● Dataset excerpts
- - -

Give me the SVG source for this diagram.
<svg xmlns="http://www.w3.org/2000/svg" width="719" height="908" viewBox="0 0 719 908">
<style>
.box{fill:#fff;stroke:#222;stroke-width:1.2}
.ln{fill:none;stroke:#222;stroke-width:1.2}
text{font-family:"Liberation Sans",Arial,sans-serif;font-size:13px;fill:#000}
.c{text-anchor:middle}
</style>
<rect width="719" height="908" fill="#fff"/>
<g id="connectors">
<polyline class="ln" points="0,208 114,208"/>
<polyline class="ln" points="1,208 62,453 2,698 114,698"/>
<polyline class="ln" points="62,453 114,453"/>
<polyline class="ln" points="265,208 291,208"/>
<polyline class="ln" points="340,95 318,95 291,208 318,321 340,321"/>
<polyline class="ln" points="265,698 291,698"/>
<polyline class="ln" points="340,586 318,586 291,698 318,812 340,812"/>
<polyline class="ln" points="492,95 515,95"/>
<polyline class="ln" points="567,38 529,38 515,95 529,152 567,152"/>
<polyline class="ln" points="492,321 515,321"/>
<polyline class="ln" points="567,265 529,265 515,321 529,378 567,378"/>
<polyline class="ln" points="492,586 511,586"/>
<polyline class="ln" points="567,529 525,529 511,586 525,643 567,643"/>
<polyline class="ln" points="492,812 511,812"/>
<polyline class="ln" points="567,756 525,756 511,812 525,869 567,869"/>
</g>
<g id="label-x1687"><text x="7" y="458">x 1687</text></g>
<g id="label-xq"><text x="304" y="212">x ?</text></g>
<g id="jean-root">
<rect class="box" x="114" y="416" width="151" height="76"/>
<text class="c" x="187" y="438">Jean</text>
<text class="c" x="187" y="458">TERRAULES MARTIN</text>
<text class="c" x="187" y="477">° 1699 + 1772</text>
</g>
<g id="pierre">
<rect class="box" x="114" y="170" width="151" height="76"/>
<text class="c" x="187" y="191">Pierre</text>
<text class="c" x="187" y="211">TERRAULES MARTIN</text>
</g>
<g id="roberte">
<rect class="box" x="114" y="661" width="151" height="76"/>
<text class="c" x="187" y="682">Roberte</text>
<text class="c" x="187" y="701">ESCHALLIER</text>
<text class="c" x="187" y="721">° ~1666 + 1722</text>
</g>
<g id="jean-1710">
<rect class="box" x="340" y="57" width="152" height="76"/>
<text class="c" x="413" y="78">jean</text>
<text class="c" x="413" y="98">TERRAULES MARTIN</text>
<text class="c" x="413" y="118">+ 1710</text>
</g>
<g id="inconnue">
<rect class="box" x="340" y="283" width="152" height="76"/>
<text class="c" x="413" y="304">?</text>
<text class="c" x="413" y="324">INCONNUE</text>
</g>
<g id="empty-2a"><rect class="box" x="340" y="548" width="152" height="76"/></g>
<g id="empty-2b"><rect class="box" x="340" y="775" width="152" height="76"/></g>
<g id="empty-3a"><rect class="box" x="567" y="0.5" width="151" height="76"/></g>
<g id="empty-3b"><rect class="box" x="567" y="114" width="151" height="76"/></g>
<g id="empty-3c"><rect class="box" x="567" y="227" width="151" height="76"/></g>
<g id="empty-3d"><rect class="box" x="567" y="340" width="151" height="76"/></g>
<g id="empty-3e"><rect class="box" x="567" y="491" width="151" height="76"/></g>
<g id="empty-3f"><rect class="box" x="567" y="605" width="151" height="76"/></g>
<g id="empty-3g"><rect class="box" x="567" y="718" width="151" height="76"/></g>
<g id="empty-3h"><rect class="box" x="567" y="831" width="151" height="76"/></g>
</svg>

- - -

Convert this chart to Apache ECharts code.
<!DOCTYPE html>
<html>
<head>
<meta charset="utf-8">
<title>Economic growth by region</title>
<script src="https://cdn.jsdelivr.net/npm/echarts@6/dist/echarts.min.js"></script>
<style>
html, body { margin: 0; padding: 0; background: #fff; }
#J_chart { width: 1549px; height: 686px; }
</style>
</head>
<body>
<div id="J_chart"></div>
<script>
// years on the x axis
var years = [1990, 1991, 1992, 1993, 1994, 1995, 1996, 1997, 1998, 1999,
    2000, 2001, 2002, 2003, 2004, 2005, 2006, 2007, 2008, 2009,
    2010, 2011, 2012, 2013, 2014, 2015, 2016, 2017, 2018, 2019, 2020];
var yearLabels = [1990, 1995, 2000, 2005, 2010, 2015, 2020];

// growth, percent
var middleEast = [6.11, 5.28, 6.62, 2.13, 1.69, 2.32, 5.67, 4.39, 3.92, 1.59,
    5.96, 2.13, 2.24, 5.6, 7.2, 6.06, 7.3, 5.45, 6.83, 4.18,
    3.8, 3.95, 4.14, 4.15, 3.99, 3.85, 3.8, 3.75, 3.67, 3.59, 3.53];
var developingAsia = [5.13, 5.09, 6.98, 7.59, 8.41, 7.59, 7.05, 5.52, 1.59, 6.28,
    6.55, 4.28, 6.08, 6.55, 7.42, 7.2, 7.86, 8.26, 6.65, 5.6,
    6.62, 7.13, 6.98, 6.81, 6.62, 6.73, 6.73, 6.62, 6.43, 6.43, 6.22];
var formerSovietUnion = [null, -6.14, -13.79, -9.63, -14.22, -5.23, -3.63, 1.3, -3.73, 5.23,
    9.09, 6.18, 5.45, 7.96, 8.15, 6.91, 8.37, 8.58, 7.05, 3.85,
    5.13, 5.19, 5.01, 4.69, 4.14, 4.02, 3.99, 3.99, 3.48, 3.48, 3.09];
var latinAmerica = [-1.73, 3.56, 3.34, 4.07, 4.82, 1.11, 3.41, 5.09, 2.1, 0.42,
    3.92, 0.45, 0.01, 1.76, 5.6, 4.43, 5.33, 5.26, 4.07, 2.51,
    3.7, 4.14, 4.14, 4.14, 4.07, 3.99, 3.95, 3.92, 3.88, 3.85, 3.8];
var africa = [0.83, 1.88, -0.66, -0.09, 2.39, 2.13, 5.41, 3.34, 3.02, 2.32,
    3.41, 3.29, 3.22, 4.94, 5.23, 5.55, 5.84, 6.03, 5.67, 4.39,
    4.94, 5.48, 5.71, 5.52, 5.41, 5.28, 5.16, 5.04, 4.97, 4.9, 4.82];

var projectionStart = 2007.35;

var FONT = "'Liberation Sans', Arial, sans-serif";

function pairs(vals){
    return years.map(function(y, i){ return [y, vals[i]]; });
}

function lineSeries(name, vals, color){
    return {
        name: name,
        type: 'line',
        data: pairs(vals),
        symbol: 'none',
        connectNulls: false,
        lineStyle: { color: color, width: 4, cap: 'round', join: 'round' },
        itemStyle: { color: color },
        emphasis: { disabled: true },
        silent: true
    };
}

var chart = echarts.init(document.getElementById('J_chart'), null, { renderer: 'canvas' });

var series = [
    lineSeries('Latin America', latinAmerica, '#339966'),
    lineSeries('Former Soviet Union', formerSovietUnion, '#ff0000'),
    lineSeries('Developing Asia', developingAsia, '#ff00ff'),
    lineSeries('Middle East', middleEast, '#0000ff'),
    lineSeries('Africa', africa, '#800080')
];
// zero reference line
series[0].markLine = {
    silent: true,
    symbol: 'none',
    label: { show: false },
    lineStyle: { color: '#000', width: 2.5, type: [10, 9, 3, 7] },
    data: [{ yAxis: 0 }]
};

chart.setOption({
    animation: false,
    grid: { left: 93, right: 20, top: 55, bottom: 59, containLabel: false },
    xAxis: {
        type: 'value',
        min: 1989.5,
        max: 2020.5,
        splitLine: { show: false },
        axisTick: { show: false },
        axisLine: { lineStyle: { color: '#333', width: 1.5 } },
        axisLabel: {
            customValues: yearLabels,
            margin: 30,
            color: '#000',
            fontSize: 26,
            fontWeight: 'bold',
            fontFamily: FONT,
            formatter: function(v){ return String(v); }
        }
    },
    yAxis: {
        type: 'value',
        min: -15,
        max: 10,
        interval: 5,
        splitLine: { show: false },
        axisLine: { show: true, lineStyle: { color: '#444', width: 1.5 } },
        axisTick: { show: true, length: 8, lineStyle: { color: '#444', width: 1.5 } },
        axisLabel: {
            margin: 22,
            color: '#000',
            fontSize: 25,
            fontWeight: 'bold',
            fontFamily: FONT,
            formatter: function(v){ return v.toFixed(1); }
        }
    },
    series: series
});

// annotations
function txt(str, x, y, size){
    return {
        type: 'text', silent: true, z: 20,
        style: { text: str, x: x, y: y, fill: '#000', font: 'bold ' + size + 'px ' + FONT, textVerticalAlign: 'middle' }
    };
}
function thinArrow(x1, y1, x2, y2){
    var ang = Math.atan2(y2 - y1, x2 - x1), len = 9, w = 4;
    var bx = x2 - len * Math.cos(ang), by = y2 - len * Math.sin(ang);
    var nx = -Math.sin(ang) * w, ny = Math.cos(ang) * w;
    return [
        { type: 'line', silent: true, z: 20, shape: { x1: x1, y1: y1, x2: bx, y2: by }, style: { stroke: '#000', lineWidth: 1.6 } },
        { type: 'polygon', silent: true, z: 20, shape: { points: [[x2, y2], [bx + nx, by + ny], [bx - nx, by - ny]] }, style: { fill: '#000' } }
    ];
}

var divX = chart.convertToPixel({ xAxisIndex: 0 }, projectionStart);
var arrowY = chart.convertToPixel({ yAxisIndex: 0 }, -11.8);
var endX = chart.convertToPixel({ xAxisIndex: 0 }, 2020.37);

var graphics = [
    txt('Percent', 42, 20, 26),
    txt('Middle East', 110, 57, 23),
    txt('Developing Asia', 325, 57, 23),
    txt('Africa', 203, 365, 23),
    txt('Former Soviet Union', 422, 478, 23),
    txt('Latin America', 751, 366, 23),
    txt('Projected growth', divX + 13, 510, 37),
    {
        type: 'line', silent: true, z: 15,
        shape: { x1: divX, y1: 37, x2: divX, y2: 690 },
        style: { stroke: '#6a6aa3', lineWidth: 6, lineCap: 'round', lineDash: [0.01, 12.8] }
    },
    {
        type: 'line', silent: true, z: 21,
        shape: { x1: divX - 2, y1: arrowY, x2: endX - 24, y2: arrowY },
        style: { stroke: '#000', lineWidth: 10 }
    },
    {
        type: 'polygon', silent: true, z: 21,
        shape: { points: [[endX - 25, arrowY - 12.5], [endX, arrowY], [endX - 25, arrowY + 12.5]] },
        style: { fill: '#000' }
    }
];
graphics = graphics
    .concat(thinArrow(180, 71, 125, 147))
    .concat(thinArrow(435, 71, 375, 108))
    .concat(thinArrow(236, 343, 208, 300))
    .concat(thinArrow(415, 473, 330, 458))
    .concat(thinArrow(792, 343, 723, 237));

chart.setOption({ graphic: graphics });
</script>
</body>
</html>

- - -

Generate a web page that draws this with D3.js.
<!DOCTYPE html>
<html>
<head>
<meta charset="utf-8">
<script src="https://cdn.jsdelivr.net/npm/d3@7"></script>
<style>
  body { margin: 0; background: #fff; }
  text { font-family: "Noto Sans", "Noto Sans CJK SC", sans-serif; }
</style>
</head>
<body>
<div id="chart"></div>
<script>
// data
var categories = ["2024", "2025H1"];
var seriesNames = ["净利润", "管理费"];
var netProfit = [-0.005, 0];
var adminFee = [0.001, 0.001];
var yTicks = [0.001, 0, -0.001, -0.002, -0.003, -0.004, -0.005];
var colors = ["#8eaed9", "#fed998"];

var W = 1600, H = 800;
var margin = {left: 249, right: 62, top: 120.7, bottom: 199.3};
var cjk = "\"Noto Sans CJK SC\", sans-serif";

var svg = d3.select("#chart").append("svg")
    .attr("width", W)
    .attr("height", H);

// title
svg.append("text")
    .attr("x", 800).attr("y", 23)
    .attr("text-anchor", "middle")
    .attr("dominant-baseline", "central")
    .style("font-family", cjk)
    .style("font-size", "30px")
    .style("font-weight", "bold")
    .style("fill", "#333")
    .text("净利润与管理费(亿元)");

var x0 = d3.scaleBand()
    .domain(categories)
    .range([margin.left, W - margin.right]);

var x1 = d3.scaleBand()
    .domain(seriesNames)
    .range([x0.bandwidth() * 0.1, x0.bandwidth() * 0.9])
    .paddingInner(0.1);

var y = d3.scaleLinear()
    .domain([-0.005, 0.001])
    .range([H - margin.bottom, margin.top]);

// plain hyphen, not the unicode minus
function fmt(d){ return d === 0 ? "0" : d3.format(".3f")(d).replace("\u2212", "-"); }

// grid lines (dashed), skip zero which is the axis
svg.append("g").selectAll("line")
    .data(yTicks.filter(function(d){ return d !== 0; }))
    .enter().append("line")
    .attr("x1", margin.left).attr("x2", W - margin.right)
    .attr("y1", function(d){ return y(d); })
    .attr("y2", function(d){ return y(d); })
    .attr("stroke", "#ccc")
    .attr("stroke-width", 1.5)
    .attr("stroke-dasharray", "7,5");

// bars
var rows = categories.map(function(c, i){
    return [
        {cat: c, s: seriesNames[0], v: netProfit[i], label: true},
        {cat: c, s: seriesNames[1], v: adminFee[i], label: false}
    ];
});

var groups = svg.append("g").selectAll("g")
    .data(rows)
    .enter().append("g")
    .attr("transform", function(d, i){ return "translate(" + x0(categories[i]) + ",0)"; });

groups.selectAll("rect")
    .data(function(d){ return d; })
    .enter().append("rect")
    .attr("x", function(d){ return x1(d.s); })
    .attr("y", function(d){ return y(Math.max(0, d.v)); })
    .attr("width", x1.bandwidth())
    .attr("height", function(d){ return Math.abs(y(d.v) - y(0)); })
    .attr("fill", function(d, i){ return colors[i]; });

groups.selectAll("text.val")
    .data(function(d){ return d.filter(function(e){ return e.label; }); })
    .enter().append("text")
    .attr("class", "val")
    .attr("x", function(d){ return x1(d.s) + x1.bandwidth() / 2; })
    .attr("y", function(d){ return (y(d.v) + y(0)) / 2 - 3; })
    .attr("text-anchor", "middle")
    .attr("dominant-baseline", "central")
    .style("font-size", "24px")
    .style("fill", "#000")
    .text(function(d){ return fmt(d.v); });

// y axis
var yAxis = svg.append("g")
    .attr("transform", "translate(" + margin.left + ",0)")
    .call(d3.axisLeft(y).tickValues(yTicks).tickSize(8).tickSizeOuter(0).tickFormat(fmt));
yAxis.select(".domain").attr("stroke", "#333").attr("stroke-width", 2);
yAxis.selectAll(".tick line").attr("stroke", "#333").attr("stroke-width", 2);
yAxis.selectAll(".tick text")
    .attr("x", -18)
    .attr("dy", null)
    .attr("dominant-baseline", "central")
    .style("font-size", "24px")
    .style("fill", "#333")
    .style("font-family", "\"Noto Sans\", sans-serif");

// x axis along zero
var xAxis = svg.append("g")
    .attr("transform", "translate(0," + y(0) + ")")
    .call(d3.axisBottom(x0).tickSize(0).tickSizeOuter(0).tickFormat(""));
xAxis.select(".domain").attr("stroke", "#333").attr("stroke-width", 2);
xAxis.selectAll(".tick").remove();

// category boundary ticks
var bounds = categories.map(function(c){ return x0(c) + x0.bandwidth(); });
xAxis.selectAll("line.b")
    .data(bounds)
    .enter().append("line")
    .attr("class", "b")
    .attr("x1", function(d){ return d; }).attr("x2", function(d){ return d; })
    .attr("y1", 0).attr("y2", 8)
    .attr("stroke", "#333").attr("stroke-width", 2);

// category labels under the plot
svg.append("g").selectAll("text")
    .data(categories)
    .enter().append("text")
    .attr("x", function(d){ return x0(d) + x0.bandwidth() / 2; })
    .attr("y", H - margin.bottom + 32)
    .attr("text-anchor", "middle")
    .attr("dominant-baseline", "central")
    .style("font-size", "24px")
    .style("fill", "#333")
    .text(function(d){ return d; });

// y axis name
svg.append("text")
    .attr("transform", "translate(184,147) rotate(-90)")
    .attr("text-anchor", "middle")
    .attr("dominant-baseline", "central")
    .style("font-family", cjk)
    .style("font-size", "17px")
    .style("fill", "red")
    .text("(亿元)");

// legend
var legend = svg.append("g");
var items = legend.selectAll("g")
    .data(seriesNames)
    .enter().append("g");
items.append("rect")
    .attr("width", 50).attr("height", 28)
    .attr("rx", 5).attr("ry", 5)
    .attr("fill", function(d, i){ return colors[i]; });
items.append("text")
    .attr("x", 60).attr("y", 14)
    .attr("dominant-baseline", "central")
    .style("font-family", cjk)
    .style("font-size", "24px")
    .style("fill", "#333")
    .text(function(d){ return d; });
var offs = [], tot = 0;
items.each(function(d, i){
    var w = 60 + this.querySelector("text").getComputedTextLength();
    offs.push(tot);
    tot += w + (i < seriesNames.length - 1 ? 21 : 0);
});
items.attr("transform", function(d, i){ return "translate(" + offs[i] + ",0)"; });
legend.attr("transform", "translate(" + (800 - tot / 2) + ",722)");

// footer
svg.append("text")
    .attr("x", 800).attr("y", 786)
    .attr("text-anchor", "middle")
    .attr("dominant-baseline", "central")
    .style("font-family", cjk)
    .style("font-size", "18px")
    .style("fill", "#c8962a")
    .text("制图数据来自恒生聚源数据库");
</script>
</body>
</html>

- - -

● Exercise description
Give the count of lines in the data shown above that contain "this", and nothing else.

● Response
4